> [PROBLEM TO SOLVE] Retype every line from the start of the data down to and including the line with "const yTicks = [-0.2, -0.1, 0.0, 0.1, 0.2];". Skip the pictures.

────────────────

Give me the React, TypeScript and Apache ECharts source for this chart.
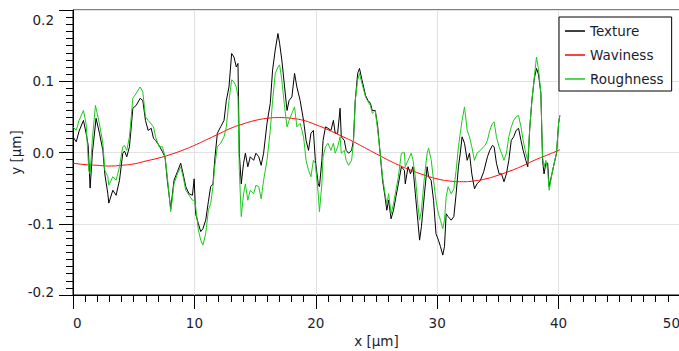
import React, { useEffect, useRef } from "react";
import * as echarts from "echarts";

const seriesNames = ["Texture", "Waviness", "Roughness"];
const xTicks = [0, 10, 20, 30, 40, 50];
const yTicks = [-0.2, -0.1, 0.0, 0.1, 0.2];

const texture: [number, number][] = [
  [0, 0.022], [0.27, 0.015], [0.5, 0.03], [0.86, 0.045], [1.08, 0.027], [1.25, 0.01], [1.41, -0.05],
  [1.6, 0.0], [1.9, 0.048], [2.18, 0.027], [2.46, 0.003], [2.62, -0.03], [2.87, -0.058], [2.95, -0.071],
  [3.28, -0.053], [3.55, -0.06], [3.83, -0.039], [4.1, -0.001], [4.24, 0.002], [4.43, -0.006],
  [4.65, 0.008], [4.93, 0.062], [5.2, 0.066], [5.53, 0.076], [5.75, 0.073], [5.97, 0.045],
  [6.19, 0.031], [6.44, 0.034], [6.63, 0.02], [6.8, 0.017], [7.09, 0.01], [7.37, 0.001], [7.58, -0.006],
  [7.77, -0.039], [8.05, -0.079], [8.32, -0.039], [8.6, -0.027], [8.87, -0.015], [9.07, -0.03],
  [9.29, -0.048], [9.56, -0.058], [9.84, -0.06], [9.98, -0.037], [10.1, -0.086], [10.33, -0.1],
  [10.52, -0.111], [10.7, -0.107], [10.93, -0.095], [11.15, -0.069], [11.34, -0.048], [11.53, -0.044],
  [11.67, -0.011], [11.89, 0.027], [12.16, 0.036], [12.44, 0.045], [12.63, 0.073], [12.85, 0.092],
  [13.07, 0.139], [13.26, 0.134], [13.45, 0.12], [13.59, 0.125], [13.7, -0.001], [13.86, -0.044],
  [14.05, -0.015], [14.2, -0.001], [14.4, -0.02], [14.6, -0.006], [14.88, -0.011], [15.07, -0.001],
  [15.3, -0.006], [15.5, -0.018], [15.7, -0.001], [15.98, 0.041], [16.25, 0.069], [16.44, 0.116],
  [16.66, 0.144], [16.88, 0.167], [17.02, 0.153], [17.2, 0.13], [17.43, 0.092], [17.63, 0.059],
  [17.8, 0.073], [18.03, 0.078], [18.25, 0.111], [18.44, 0.092], [18.71, 0.073], [18.99, 0.045],
  [19.2, 0.017], [19.4, 0.003], [19.6, 0.027], [19.8, 0.031], [19.96, -0.011], [20.2, -0.044],
  [20.3, -0.048], [20.5, -0.011], [20.6, 0.017], [20.8, 0.036], [21.0, 0.034], [21.25, 0.031],
  [21.45, 0.045], [21.6, 0.027], [21.8, 0.027], [22.0, 0.062], [22.1, 0.022], [22.35, 0.017],
  [22.5, 0.003], [22.7, -0.001], [22.95, 0.003], [23.1, 0.017], [23.25, 0.073], [23.45, 0.111],
  [23.6, 0.118], [23.8, 0.102], [24.1, 0.08], [24.3, 0.073], [24.5, 0.069], [24.65, 0.059],
  [24.9, 0.059], [25.1, 0.036], [25.3, -0.001], [25.5, -0.039], [25.7, -0.062], [25.85, -0.081],
  [26.0, -0.067], [26.2, -0.093], [26.4, -0.081], [26.6, -0.062], [26.8, -0.044], [27.05, -0.02],
  [27.3, -0.025], [27.37, -0.044], [27.6, -0.02], [27.8, -0.03], [28.0, -0.02], [28.2, -0.058],
  [28.4, -0.095], [28.55, -0.123], [28.7, -0.104], [28.95, -0.058], [29.17, -0.02], [29.29, -0.034],
  [29.5, -0.039], [29.7, -0.067], [29.9, -0.114], [30.1, -0.123], [30.27, -0.132], [30.46, -0.144],
  [30.6, -0.132], [30.74, -0.086], [30.9, -0.09], [31.15, -0.095], [31.37, -0.09], [31.56, -0.058],
  [31.75, -0.02], [31.9, -0.001], [32.05, 0.022], [32.25, 0.013], [32.47, -0.011], [32.66, -0.001],
  [32.85, -0.03], [33.07, -0.051], [33.28, -0.044], [33.56, -0.039], [33.83, -0.027], [34.14, -0.006],
  [34.33, 0.003], [34.55, 0.01], [34.69, 0.008], [34.88, -0.015], [35.1, -0.03], [35.3, -0.03],
  [35.5, -0.041], [35.7, -0.03], [35.9, -0.011], [36.1, 0.017], [36.3, 0.022], [36.5, 0.031],
  [36.7, 0.034], [36.9, 0.017], [37.08, 0.003], [37.3, -0.011], [37.46, -0.02], [37.63, 0.036],
  [37.8, 0.073], [38.0, 0.104], [38.18, 0.118], [38.35, 0.109], [38.54, 0.083], [38.68, -0.011],
  [38.8, -0.03], [38.95, -0.015], [39.1, -0.015], [39.22, -0.048], [39.45, -0.03], [39.64, -0.015],
  [39.83, -0.001], [40.0, 0.041], [40.1, 0.052],
];

const waviness: [number, number][] = [
  [0, -0.015], [1, -0.017], [2, -0.018], [3, -0.019], [4, -0.018], [5, -0.016], [6, -0.012],
  [7, -0.008], [8, -0.003], [9, 0.003], [10, 0.01], [11, 0.018], [12, 0.026], [13, 0.034],
  [14, 0.04], [15, 0.045], [16, 0.048], [17, 0.049], [18, 0.048], [19, 0.045], [20, 0.039],
  [21, 0.032], [22, 0.024], [23, 0.016], [24, 0.007], [25, -0.002], [26, -0.011], [27, -0.019],
  [28, -0.026], [29, -0.032], [30, -0.037], [31, -0.04], [32, -0.041], [33, -0.04], [34, -0.037],
  [35, -0.032], [36, -0.026], [37, -0.019], [38, -0.011], [39, -0.004], [40, 0.003], [40.1, 0.004],
];

const roughness: [number, number][] = [
  [0, 0.036], [0.27, 0.031], [0.5, 0.045], [0.86, 0.059], [1.08, 0.04], [1.3, -0.025], [1.41, -0.03],
  [1.6, 0.02], [1.85, 0.066], [2.18, 0.04], [2.46, 0.013], [2.62, -0.025], [2.87, -0.034], [2.95, -0.046],
  [3.28, -0.034], [3.55, -0.039], [3.83, -0.02], [4.1, 0.008], [4.24, 0.01], [4.43, 0.003], [4.65, 0.022],
  [4.93, 0.076], [5.2, 0.083], [5.53, 0.092], [5.75, 0.085], [5.97, 0.05], [6.19, 0.045], [6.44, 0.04],
  [6.63, 0.036], [6.8, 0.022], [7.09, 0.008], [7.37, 0.008], [7.58, -0.006], [7.77, -0.034], [8.05, -0.083],
  [8.32, -0.044], [8.6, -0.03], [8.87, -0.02], [9.07, -0.034], [9.29, -0.053], [9.56, -0.06], [9.84, -0.067],
  [10.0, -0.067], [10.1, -0.076], [10.33, -0.109], [10.52, -0.123], [10.7, -0.13], [10.93, -0.114],
  [11.15, -0.081], [11.34, -0.072], [11.53, -0.048], [11.67, -0.02], [11.89, 0.008], [12.16, 0.013],
  [12.44, 0.022], [12.63, 0.036], [12.85, 0.073], [13.07, 0.102], [13.26, 0.099], [13.45, 0.092],
  [13.59, 0.078], [13.7, -0.025], [13.86, -0.09], [14.05, -0.058], [14.2, -0.044], [14.4, -0.067],
  [14.6, -0.053], [14.88, -0.058], [15.07, -0.046], [15.3, -0.048], [15.5, -0.065], [15.7, -0.039],
  [15.98, -0.011], [16.25, 0.031], [16.44, 0.073], [16.66, 0.111], [16.88, 0.12], [17.02, 0.123],
  [17.2, 0.102], [17.43, 0.064], [17.63, 0.036], [17.8, 0.045], [18.03, 0.055], [18.25, 0.064],
  [18.44, 0.036], [18.71, 0.041], [18.99, 0.022], [19.2, -0.011], [19.4, -0.025], [19.6, -0.034],
  [19.8, -0.011], [19.96, -0.015], [20.2, -0.058], [20.3, -0.083], [20.5, -0.044], [20.6, -0.006],
  [20.8, 0.008], [21.0, 0.013], [21.25, 0.003], [21.45, 0.013], [21.6, -0.001], [21.8, 0.008],
  [22.0, 0.022], [22.1, -0.001], [22.35, 0.003], [22.5, -0.011], [22.7, -0.018], [22.95, -0.011],
  [23.1, 0.013], [23.25, 0.073], [23.45, 0.102], [23.6, 0.111], [23.8, 0.097], [24.1, 0.078],
  [24.3, 0.071], [24.5, 0.066], [24.65, 0.055], [24.9, 0.059], [25.1, 0.031], [25.3, -0.001],
  [25.5, -0.034], [25.7, -0.058], [25.85, -0.072], [26.0, -0.058], [26.2, -0.086], [26.4, -0.072],
  [26.6, -0.053], [26.8, -0.034], [27.05, -0.001], [27.3, 0.0], [27.37, -0.02], [27.6, -0.011],
  [27.85, -0.001], [28.0, -0.01], [28.2, -0.034], [28.4, -0.072], [28.55, -0.095], [28.7, -0.081],
  [28.95, -0.034], [29.17, -0.001], [29.29, 0.006], [29.5, -0.01], [29.7, -0.039], [29.9, -0.067],
  [30.1, -0.086], [30.27, -0.095], [30.46, -0.107], [30.6, -0.095], [30.74, -0.062], [30.9, -0.048],
  [31.15, -0.058], [31.37, -0.051], [31.56, -0.025], [31.75, 0.008], [31.9, 0.027], [32.05, 0.045],
  [32.25, 0.064], [32.47, 0.031], [32.66, 0.022], [32.85, 0.008], [33.07, -0.011], [33.28, -0.001],
  [33.56, 0.003], [33.7, 0.006], [33.95, 0.01], [34.14, 0.017], [34.33, 0.031], [34.55, 0.041],
  [34.69, 0.043], [34.88, 0.022], [35.1, 0.008], [35.3, -0.001], [35.5, -0.011], [35.7, -0.001],
  [35.9, 0.022], [36.1, 0.036], [36.3, 0.045], [36.5, 0.05], [36.7, 0.052], [36.9, 0.036],
  [37.08, 0.017], [37.3, -0.001], [37.46, -0.011], [37.63, 0.036], [37.8, 0.073], [38.0, 0.106],
  [38.18, 0.134], [38.35, 0.116], [38.54, 0.083], [38.68, -0.006], [38.8, -0.02], [38.95, -0.011],
  [39.1, -0.025], [39.22, -0.053], [39.45, -0.03], [39.64, -0.015], [39.83, 0.0], [40.0, 0.041],
  [40.1, 0.052],
];

const FONT = "DejaVu Sans";
const TXT = "#1c1c30";

export default function App() {
  const ref = useRef<HTMLDivElement>(null);
  useEffect(() => {
    if (!ref.current) return;
    const chart = echarts.init(ref.current, undefined, { renderer: "svg" });
    const yMin = yTicks[0];
    const yMax = yTicks[yTicks.length - 1];
    chart.setOption({
      animation: false,
      backgroundColor: "#ffffff",
      grid: {
        left: 73,
        right: -1,
        top: 10,
        bottom: 56,
        show: true,
        borderColor: "#000",
        borderWidth: 1,
        backgroundColor: "transparent",
        containLabel: false,
        outerBoundsMode: "none",
      },
      legend: {
        data: seriesNames,
        orient: "vertical",
        left: 559,
        top: 17,
        icon: "rect",
        itemWidth: 20,
        itemHeight: 1.5,
        itemGap: 8,
        padding: [6, 8, 4, 6],
        borderColor: "#000",
        borderWidth: 1,
        backgroundColor: "#fff",
        textStyle: { fontFamily: FONT, fontSize: 13.5, color: TXT, lineHeight: 16 },
      },
      xAxis: {
        type: "value",
        min: xTicks[0],
        max: xTicks[xTicks.length - 1],
        interval: 10,
        name: "x [µm]",
        nameLocation: "middle",
        nameGap: 39,
        nameMoveOverlap: false,
        nameTextStyle: { fontFamily: FONT, fontSize: 13.5, color: TXT },
        axisLine: { show: true, onZero: false, lineStyle: { color: "#000", width: 1 } },
        axisTick: { show: true, inside: false, length: 14, lineStyle: { color: "#000" } },
        minorTick: { show: true, splitNumber: 10, length: 7, lineStyle: { color: "#000" } },
        splitLine: { show: true, lineStyle: { color: "#e2e2e2", width: 1 } },
        axisLabel: {
          fontFamily: FONT,
          fontSize: 13.5,
          color: TXT,
          margin: 21,
          alignMinLabel: "left",
          alignMaxLabel: "right",
        },
      },
      yAxis: {
        type: "value",
        min: yMin,
        max: yMax,
        interval: 0.1,
        name: "y [µm]",
        nameLocation: "middle",
        nameGap: 50,
        nameMoveOverlap: false,
        nameRotate: 90,
        nameTextStyle: { fontFamily: FONT, fontSize: 13.5, color: TXT },
        axisLine: { show: true, onZero: false, lineStyle: { color: "#000", width: 1 } },
        axisTick: { show: true, inside: false, length: 14, lineStyle: { color: "#000" } },
        minorTick: { show: true, splitNumber: 10, length: 7, lineStyle: { color: "#000" } },
        splitLine: { show: true, lineStyle: { color: "#e2e2e2", width: 1 } },
        axisLabel: {
          fontFamily: FONT,
          fontSize: 13.5,
          color: TXT,
          margin: 19,
          formatter: (v: number) => {
            const s = v.toFixed(1);
            if (Math.abs(v - yMax) < 1e-9) return "{t|" + s + "}";
            if (Math.abs(v - yMin) < 1e-9) return "{b|" + s + "}";
            return s;
          },
          rich: {
            t: { fontFamily: FONT, fontSize: 13.5, color: TXT, padding: [20, 0, 0, 0] },
            b: { fontFamily: FONT, fontSize: 13.5, color: TXT, padding: [0, 0, 7, 0] },
          },
        },
      },
      series: [
        {
          name: seriesNames[0],
          type: "line",
          data: texture,
          showSymbol: false,
          color: "#000000",
          lineStyle: { color: "#000000", width: 1 },
        },
        {
          name: seriesNames[1],
          type: "line",
          data: waviness,
          showSymbol: false,
          smooth: true,
          color: "#ff0000",
          lineStyle: { color: "#ff0000", width: 1 },
        },
        {
          name: seriesNames[2],
          type: "line",
          data: roughness,
          showSymbol: false,
          color: "#1ec81e",
          lineStyle: { color: "#1ec81e", width: 1 },
        },
      ],
    });
    return () => chart.dispose();
  }, []);
  return (
    <div
      ref={ref}
      style={{ position: "fixed", left: 0, top: 0, width: 679, height: 351 }}
    />
  );
}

────────────────

> [OUTPUT BELOW]
Give me the React, TypeScript and Apache ECharts source for this chart.
import React, { useEffect, useRef } from "react";
import * as echarts from "echarts";

const seriesNames = ["Texture", "Waviness", "Roughness"];
const xTicks = [0, 10, 20, 30, 40, 50];
const yTicks = [-0.2, -0.1, 0.0, 0.1, 0.2];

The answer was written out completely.